Copy exactly the lines from the one containing "Write a web" through the one containing "const AXIS_COLOR = '#BFBFBF';", both included, and leave out any pictures.
>> BEGIN Material to process
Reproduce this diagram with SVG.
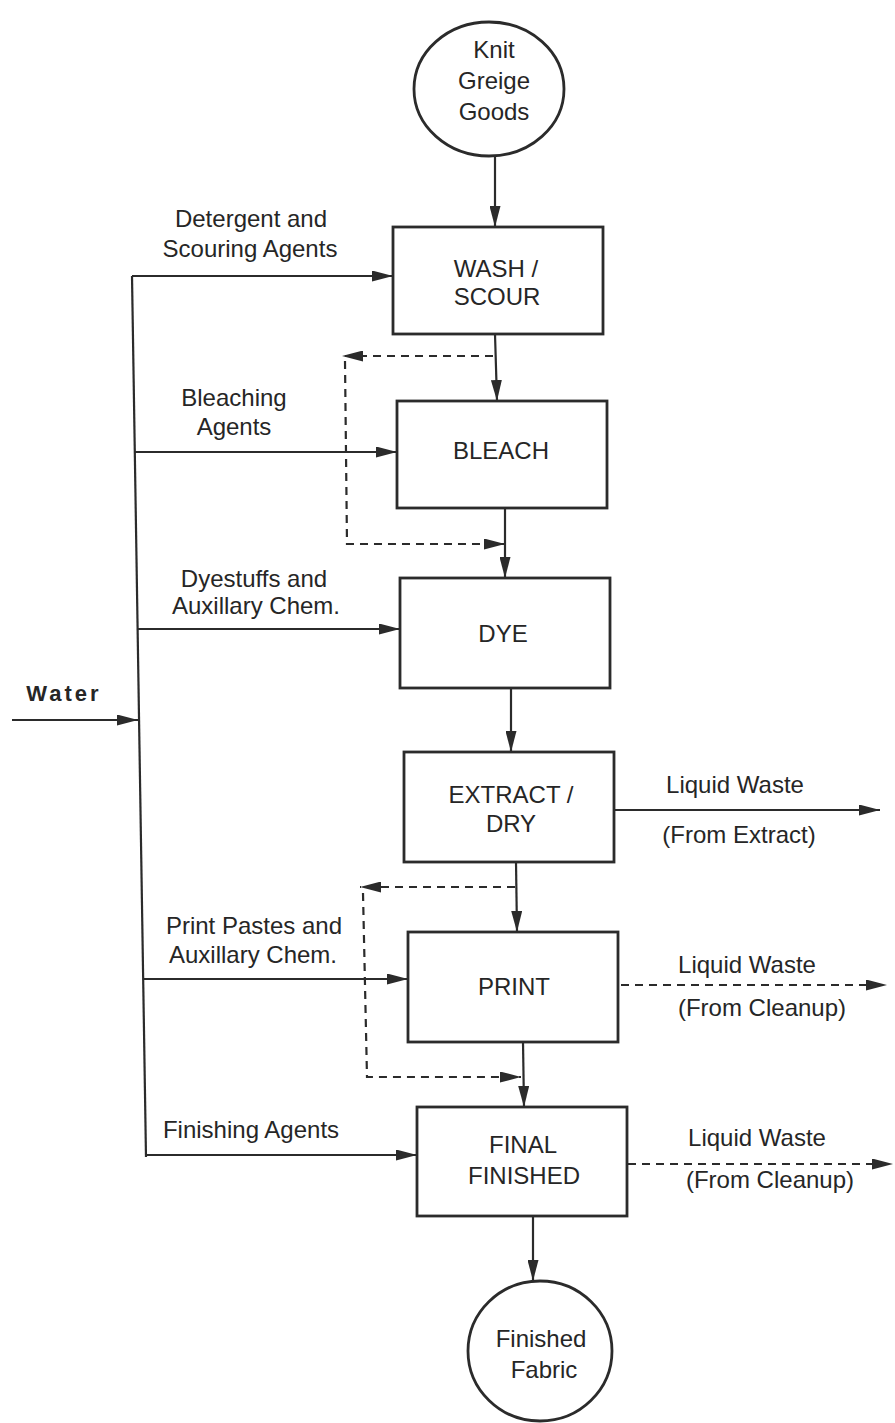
<svg xmlns="http://www.w3.org/2000/svg" width="895" height="1423" viewBox="0 0 895 1423">
<defs>
<marker id="ah" markerUnits="userSpaceOnUse" markerWidth="22" markerHeight="11" refX="21" refY="5.5" orient="auto">
<path d="M0,0 L21,5.5 L0,11 z" fill="#2b2b2b"/>
</marker>
<style>
.box{fill:#fff;stroke:#2b2b2b;stroke-width:2.8}
.ln{stroke:#2b2b2b;stroke-width:2.2;fill:none}
.dash{stroke-dasharray:8 6}
.arr{marker-end:url(#ah)}
.t{font-family:"Liberation Sans",Arial,Helvetica,sans-serif;font-size:24px;fill:#262626;text-anchor:middle}
.w{font-weight:bold;font-size:22px;letter-spacing:3px}
</style>
</defs>
<rect width="895" height="1423" fill="#fff"/>
<g id="connectors">
<path class="ln arr" d="M495,156 V227"/>
<path class="ln arr" d="M495,334 L497,401"/>
<path class="ln dash arr" d="M493,356 H342"/>
<path class="ln dash arr" d="M345,361 L347,544 H505"/>
<path class="ln arr" d="M505,508 V578"/>
<path class="ln arr" d="M511,688 V752"/>
<path class="ln arr" d="M516,862 L517,932"/>
<path class="ln dash arr" d="M515,887 H360"/>
<path class="ln dash arr" d="M363,893 L367,1077 H521"/>
<path class="ln arr" d="M523,1042 L524,1107"/>
<path class="ln arr" d="M533,1216 V1281"/>
<path class="ln" d="M132,276 L146,1157"/>
<path class="ln arr" d="M132,276 H393"/>
<path class="ln arr" d="M135,452 H397"/>
<path class="ln arr" d="M137,629 H400"/>
<path class="ln arr" d="M12,720 H138"/>
<path class="ln arr" d="M143,979 H408"/>
<path class="ln arr" d="M146,1155 H417"/>
<path class="ln arr" d="M614,810 H880"/>
<path class="ln dash arr" d="M621,985 H887"/>
<path class="ln dash arr" d="M628,1164 H893"/>
<g id="labels">
<text class="t" x="251" y="227">Detergent and</text>
<text class="t" x="250" y="257">Scouring Agents</text>
<text class="t" x="234" y="406">Bleaching</text>
<text class="t" x="234" y="435">Agents</text>
<text class="t" x="254" y="587">Dyestuffs and</text>
<text class="t" x="256" y="614">Auxillary Chem.</text>
<text class="t w" x="64" y="701">Water</text>
<text class="t" x="254" y="934">Print Pastes and</text>
<text class="t" x="253" y="963">Auxillary Chem.</text>
<text class="t" x="251" y="1138">Finishing Agents</text>
<text class="t" x="735" y="793">Liquid Waste</text>
<text class="t" x="739" y="843">(From Extract)</text>
<text class="t" x="747" y="973">Liquid Waste</text>
<text class="t" x="762" y="1016">(From Cleanup)</text>
<text class="t" x="757" y="1146">Liquid Waste</text>
<text class="t" x="770" y="1188">(From Cleanup)</text>
</g>
</g>
<g id="knit-greige-goods">
<ellipse class="box" cx="489" cy="89" rx="75" ry="67"/>
<text class="t" x="494" y="58">Knit</text>
<text class="t" x="494" y="89">Greige</text>
<text class="t" x="494" y="120">Goods</text>
</g>
<g id="wash-scour">
<rect class="box" x="393" y="227" width="210" height="107"/>
<text class="t" x="496" y="277">WASH /</text>
<text class="t" x="497" y="305">SCOUR</text>
</g>
<g id="bleach">
<rect class="box" x="397" y="401" width="210" height="107"/>
<text class="t" x="501" y="459">BLEACH</text>
</g>
<g id="dye">
<rect class="box" x="400" y="578" width="210" height="110"/>
<text class="t" x="503" y="642">DYE</text>
</g>
<g id="extract-dry">
<rect class="box" x="404" y="752" width="210" height="110"/>
<text class="t" x="511" y="803">EXTRACT /</text>
<text class="t" x="511" y="832">DRY</text>
</g>
<g id="print">
<rect class="box" x="408" y="932" width="210" height="110"/>
<text class="t" x="514" y="995">PRINT</text>
</g>
<g id="final-finished">
<rect class="box" x="417" y="1107" width="210" height="109"/>
<text class="t" x="523" y="1153">FINAL</text>
<text class="t" x="524" y="1184">FINISHED</text>
</g>
<g id="finished-fabric">
<ellipse class="box" cx="540" cy="1351" rx="72" ry="70"/>
<text class="t" x="541" y="1347">Finished</text>
<text class="t" x="544" y="1378">Fabric</text>
</g>
</svg>
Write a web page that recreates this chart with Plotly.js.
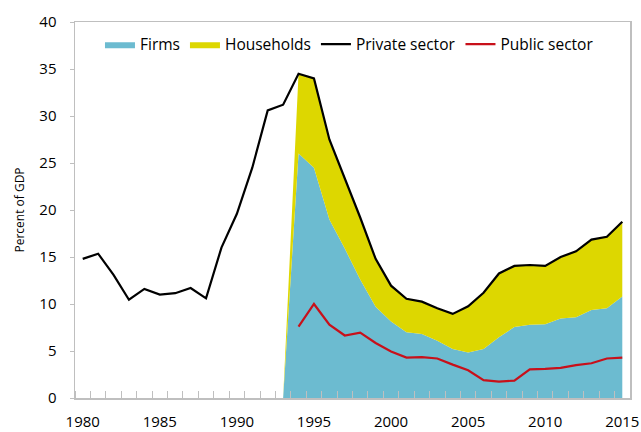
<!DOCTYPE html>
<html>
<head>
<meta charset="utf-8">
<script src="https://cdn.plot.ly/plotly-3.0.1.min.js"></script>
<style>
html,body{margin:0;padding:0;background:#fff;}
#chart{width:641px;height:432px;}
</style>
</head>
<body>
<div id="chart"></div>
<script>
// Private sector credit, 1980-2015
const years = [1980,1981,1982,1983,1984,1985,1986,1987,1988,1989,1990,1991,1992,1993,1994,1995,1996,1997,1998,1999,2000,2001,2002,2003,2004,2005,2006,2007,2008,2009,2010,2011,2012,2013,2014,2015];
const privateSector = [14.8,15.35,13.1,10.45,11.6,11.0,11.15,11.7,10.6,16.0,19.6,24.5,30.6,31.2,34.5,34.0,27.5,23.4,19.2,14.8,11.95,10.55,10.25,9.55,8.95,9.75,11.2,13.25,14.05,14.15,14.05,15.0,15.6,16.85,17.15,18.75];

// Breakdown available from 1993
const splitYears = [1993,1994,1995,1996,1997,1998,1999,2000,2001,2002,2003,2004,2005,2006,2007,2008,2009,2010,2011,2012,2013,2014,2015];
const firms = [0,26.0,24.5,19.0,15.9,12.6,9.7,8.15,7.0,6.8,6.1,5.2,4.85,5.2,6.45,7.55,7.8,7.85,8.45,8.6,9.35,9.55,10.8];
const households = [0,8.5,9.5,8.5,7.5,6.6,5.1,3.8,3.55,3.45,3.45,3.75,4.9,6.0,6.8,6.5,6.35,6.2,6.55,7.0,7.5,7.6,7.95];

// Public sector from 1994
const publicYears = [1994,1995,1996,1997,1998,1999,2000,2001,2002,2003,2004,2005,2006,2007,2008,2009,2010,2011,2012,2013,2014,2015];
const publicSector = [7.6,10.0,7.8,6.65,6.95,5.85,4.95,4.3,4.35,4.2,3.55,2.95,1.9,1.75,1.85,3.05,3.1,3.2,3.5,3.7,4.2,4.3];

const tickYears = [1980,1985,1990,1995,2000,2005,2010,2015];

const FONT = '"Open Sans", "Noto Sans", sans-serif';
const AXIS_COLOR = '#BFBFBF';

const traces = [
  {
    x: splitYears, y: firms, name: 'Firms', type: 'scatter', mode: 'lines',
    stackgroup: 'credit', line: {width: 0, color: '#6CBBD0'}, fillcolor: '#6CBBD0',
    hoverinfo: 'x+y+name'
  },
  {
    x: splitYears, y: households, name: 'Households', type: 'scatter', mode: 'lines',
    stackgroup: 'credit', line: {width: 0, color: '#DDD700'}, fillcolor: '#DDD700',
    hoverinfo: 'x+y+name'
  },
  {
    x: years, y: privateSector, name: 'Private sector', type: 'scatter', mode: 'lines',
    line: {color: '#000000', width: 2.2}
  },
  {
    x: publicYears, y: publicSector, name: 'Public sector', type: 'scatter', mode: 'lines',
    line: {color: '#C8101A', width: 2.2}
  }
];

const layout = {
  width: 641, height: 432,
  margin: {l: 75, r: 11, t: 22, b: 34, pad: 0},
  paper_bgcolor: '#ffffff', plot_bgcolor: '#ffffff',
  font: {family: FONT, size: 15, color: '#000000'},
  showlegend: true,
  legend: {
    orientation: 'h', x: 0.045, xanchor: 'left', y: 0.985, yanchor: 'top',
    bgcolor: 'rgba(0,0,0,0)', font: {family: FONT, size: 15.5, color: '#000'},
    traceorder: 'normal', itemwidth: 30
  },
  xaxis: {
    range: [1979.5, 2015.5], tickmode: 'array', tickvals: tickYears,
    ticks: '', showgrid: false, zeroline: false,
    showline: true, linecolor: AXIS_COLOR, linewidth: 1.5, mirror: true,
    ticklabelstandoff: 9,
    tickfont: {family: FONT, size: 15, color: '#000'},
    minor: {tick0: 1979.5, dtick: 1, ticks: 'inside', ticklen: 7, tickcolor: AXIS_COLOR, tickwidth: 1, showgrid: false},
    layer: 'above traces'
  },
  yaxis: {
    range: [0, 40], dtick: 5, tick0: 0,
    ticks: 'outside', ticklen: 4, tickcolor: AXIS_COLOR, tickwidth: 1,
    showgrid: false, zeroline: false,
    showline: true, linecolor: AXIS_COLOR, linewidth: 1.5, mirror: true,
    ticklabelstandoff: 10,
    tickfont: {family: FONT, size: 15, color: '#000'},
    title: {text: 'Percent of GDP', font: {family: FONT, size: 12, color: '#000'}, standoff: 12},
    layer: 'above traces'
  }
};

Plotly.newPlot('chart', traces, layout, {displayModeBar: false, staticPlot: true});
</script>
</body>
</html>
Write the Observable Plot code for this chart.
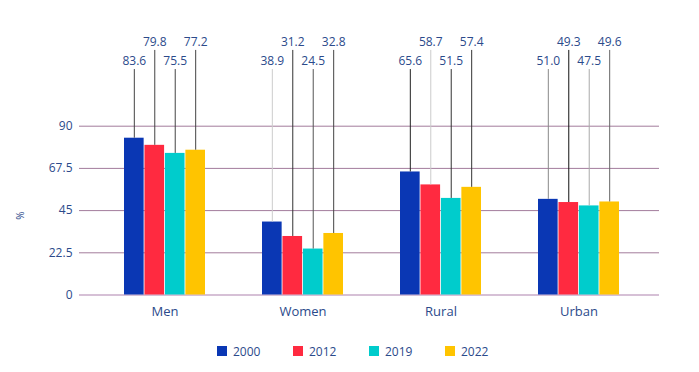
<!DOCTYPE html>
<html>
<head>
<meta charset="utf-8">
<script src="https://cdn.jsdelivr.net/npm/d3@7"></script>
<script src="https://cdn.jsdelivr.net/npm/@observablehq/plot@0.6"></script>
<style>
  html, body { margin: 0; padding: 0; background: #fff; }
  body { width: 699px; height: 372px; overflow: hidden; font-family: "Open Sans", sans-serif; }
  #legend { position: relative; height: 40px; }
  .item { position: absolute; top: 9px; height: 20px; display: flex; align-items: center; font-size: 12px; color: #2b4a8b; }
  .sw { width: 10px; height: 10px; margin-right: 6px; }
</style>
</head>
<body>
<div id="chart"></div>
<div id="legend"></div>
<script>
const categories = ["Men", "Women", "Rural", "Urban"];
const years = ["2000", "2012", "2019", "2022"];
const v2000 = [83.6, 38.9, 65.6, 51.0];
const v2012 = [79.8, 31.2, 58.7, 49.3];
const v2019 = [75.5, 24.5, 51.5, 47.5];
const v2022 = [77.2, 32.8, 57.4, 49.6];
const yTicks = [0, 22.5, 45, 67.5, 90];

const series = [v2000, v2012, v2019, v2022];
const colors = ["#0a37b4", "#ff2a40", "#00cccc", "#ffc400"];
// leader line colours, per category (rows) and year (columns)
const leaderColors = [
  ["#444", "#444", "#444", "#444"],
  ["#ccc", "#333", "#555", "#444"],
  ["#222", "#ccc", "#333", "#333"],
  ["#888", "#111", "#aaa", "#666"]
];
const textColor = "#2b4a8b";

const rangeX = [94.65, 649.35];
const pad = 0.41;
const step = (rangeX[1] - rangeX[0]) / categories.length;
const bw = step * (1 - pad);
const q = bw / 4;

// label levels (in y units) for the two staggered rows
const lineTop = [120.2, 130.4];
const textLevel = [124.5, 134.9];

const marks = [
  Plot.ruleY(yTicks.filter(d => d > 0), {stroke: "#a37c9c", strokeWidth: 1}),
  Plot.ruleY([0], {stroke: "#d6c0d6", strokeWidth: 2})
];

series.forEach((vals, i) => {
  const rows = categories.map((c, j) => ({category: c, value: vals[j], line: leaderColors[j][i]}));
  const off = (i - 1.5) * q;
  const lvl = i % 2;
  marks.push(
    Plot.barY(rows, {x: "category", y: "value", fill: colors[i], insetLeft: i * q, insetRight: (3 - i) * q}),
    Plot.ruleX(rows, {x: "category", y1: "value", y2: () => lineTop[lvl], dx: off, stroke: "line", strokeWidth: 1}),
    Plot.text(rows, {x: "category", y: () => textLevel[lvl], dx: off, text: d => d.value.toFixed(1), fill: textColor, fontSize: 12})
  );
});

marks.push(
  Plot.axisY({ticks: yTicks, tickSize: 0, tickPadding: 7, label: null, fontSize: 12, color: textColor, tickFormat: d => String(d)}),
  Plot.axisX({tickSize: 0, tickPadding: 12, label: null, fontSize: 13, color: textColor}),
  Plot.text(["%"], {frameAnchor: "left", dx: -59, dy: 57, rotate: -90, fill: textColor, fontSize: 10})
);

const chart = Plot.plot({
  width: 699,
  height: 332,
  marginLeft: 79,
  marginRight: 40,
  marginTop: 30,
  marginBottom: 37.5,
  style: {fontFamily: "Open Sans", background: "#fff", color: textColor},
  x: {domain: categories, range: rangeX, paddingInner: pad, paddingOuter: pad / 2},
  y: {domain: [0, 90], range: [294.5, 125.7]},
  marks
});
document.getElementById("chart").appendChild(chart);

const legend = document.getElementById("legend");
years.forEach((y, i) => {
  const item = document.createElement("div");
  item.className = "item";
  item.style.left = (217 + i * 76) + "px";
  const sw = document.createElement("span");
  sw.className = "sw";
  sw.style.background = colors[i];
  const lab = document.createElement("span");
  lab.textContent = y;
  item.appendChild(sw);
  item.appendChild(lab);
  legend.appendChild(item);
});
</script>
</body>
</html>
>> END Material to process
> **Correct result**:
Write a web page that recreates this chart with Plotly.js.
<!DOCTYPE html>
<html>
<head>
<meta charset="utf-8">
<script src="https://cdn.plot.ly/plotly-3.0.1.min.js"></script>
<style>
html,body{margin:0;padding:0;background:#fff;}
#chart{width:641px;height:432px;}
</style>
</head>
<body>
<div id="chart"></div>
<script>
// Private sector credit, 1980-2015
const years = [1980,1981,1982,1983,1984,1985,1986,1987,1988,1989,1990,1991,1992,1993,1994,1995,1996,1997,1998,1999,2000,2001,2002,2003,2004,2005,2006,2007,2008,2009,2010,2011,2012,2013,2014,2015];
const privateSector = [14.8,15.35,13.1,10.45,11.6,11.0,11.15,11.7,10.6,16.0,19.6,24.5,30.6,31.2,34.5,34.0,27.5,23.4,19.2,14.8,11.95,10.55,10.25,9.55,8.95,9.75,11.2,13.25,14.05,14.15,14.05,15.0,15.6,16.85,17.15,18.75];

// Breakdown available from 1993
const splitYears = [1993,1994,1995,1996,1997,1998,1999,2000,2001,2002,2003,2004,2005,2006,2007,2008,2009,2010,2011,2012,2013,2014,2015];
const firms = [0,26.0,24.5,19.0,15.9,12.6,9.7,8.15,7.0,6.8,6.1,5.2,4.85,5.2,6.45,7.55,7.8,7.85,8.45,8.6,9.35,9.55,10.8];
const households = [0,8.5,9.5,8.5,7.5,6.6,5.1,3.8,3.55,3.45,3.45,3.75,4.9,6.0,6.8,6.5,6.35,6.2,6.55,7.0,7.5,7.6,7.95];

// Public sector from 1994
const publicYears = [1994,1995,1996,1997,1998,1999,2000,2001,2002,2003,2004,2005,2006,2007,2008,2009,2010,2011,2012,2013,2014,2015];
const publicSector = [7.6,10.0,7.8,6.65,6.95,5.85,4.95,4.3,4.35,4.2,3.55,2.95,1.9,1.75,1.85,3.05,3.1,3.2,3.5,3.7,4.2,4.3];

const tickYears = [1980,1985,1990,1995,2000,2005,2010,2015];

const FONT = '"Open Sans", "Noto Sans", sans-serif';
const AXIS_COLOR = '#BFBFBF';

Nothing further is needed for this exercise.